# start of Provided material
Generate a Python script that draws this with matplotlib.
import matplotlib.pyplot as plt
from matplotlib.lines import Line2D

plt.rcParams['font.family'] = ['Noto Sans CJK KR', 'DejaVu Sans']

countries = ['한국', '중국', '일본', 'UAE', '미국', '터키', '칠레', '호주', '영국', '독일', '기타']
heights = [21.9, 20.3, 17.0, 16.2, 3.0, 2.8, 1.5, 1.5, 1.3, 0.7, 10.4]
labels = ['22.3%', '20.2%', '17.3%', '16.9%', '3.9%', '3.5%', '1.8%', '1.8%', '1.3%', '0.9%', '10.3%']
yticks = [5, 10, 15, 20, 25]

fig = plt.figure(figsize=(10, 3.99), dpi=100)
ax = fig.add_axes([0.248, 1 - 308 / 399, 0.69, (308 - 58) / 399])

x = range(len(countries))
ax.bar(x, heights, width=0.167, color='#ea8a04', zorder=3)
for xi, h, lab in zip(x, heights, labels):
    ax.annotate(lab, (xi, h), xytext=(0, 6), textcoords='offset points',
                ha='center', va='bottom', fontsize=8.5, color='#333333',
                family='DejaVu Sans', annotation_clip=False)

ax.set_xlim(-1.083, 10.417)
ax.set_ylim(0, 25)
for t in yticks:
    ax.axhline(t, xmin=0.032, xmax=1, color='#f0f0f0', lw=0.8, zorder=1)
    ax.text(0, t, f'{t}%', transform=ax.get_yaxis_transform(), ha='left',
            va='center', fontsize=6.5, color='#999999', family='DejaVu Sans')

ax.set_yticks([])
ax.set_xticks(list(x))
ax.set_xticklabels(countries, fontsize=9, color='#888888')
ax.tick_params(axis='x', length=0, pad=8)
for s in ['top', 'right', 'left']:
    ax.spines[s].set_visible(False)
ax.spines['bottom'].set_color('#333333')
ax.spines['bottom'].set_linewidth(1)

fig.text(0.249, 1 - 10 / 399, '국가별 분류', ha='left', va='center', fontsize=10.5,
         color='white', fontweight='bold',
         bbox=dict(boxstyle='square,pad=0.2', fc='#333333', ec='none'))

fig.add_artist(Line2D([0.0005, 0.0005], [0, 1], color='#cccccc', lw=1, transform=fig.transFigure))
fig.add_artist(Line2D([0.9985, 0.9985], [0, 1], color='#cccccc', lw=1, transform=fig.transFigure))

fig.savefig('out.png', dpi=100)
# end of Provided material
■ Given instruction
Return exactly the lines from the beginning of the data above through the one containing "yticks = [5, 10, 15, 20, 25]", please. Include both end lines and add nothing else.

■ Result
Generate a Python script that draws this with matplotlib.
import matplotlib.pyplot as plt
from matplotlib.lines import Line2D

plt.rcParams['font.family'] = ['Noto Sans CJK KR', 'DejaVu Sans']

countries = ['한국', '중국', '일본', 'UAE', '미국', '터키', '칠레', '호주', '영국', '독일', '기타']
heights = [21.9, 20.3, 17.0, 16.2, 3.0, 2.8, 1.5, 1.5, 1.3, 0.7, 10.4]
labels = ['22.3%', '20.2%', '17.3%', '16.9%', '3.9%', '3.5%', '1.8%', '1.8%', '1.3%', '0.9%', '10.3%']
yticks = [5, 10, 15, 20, 25]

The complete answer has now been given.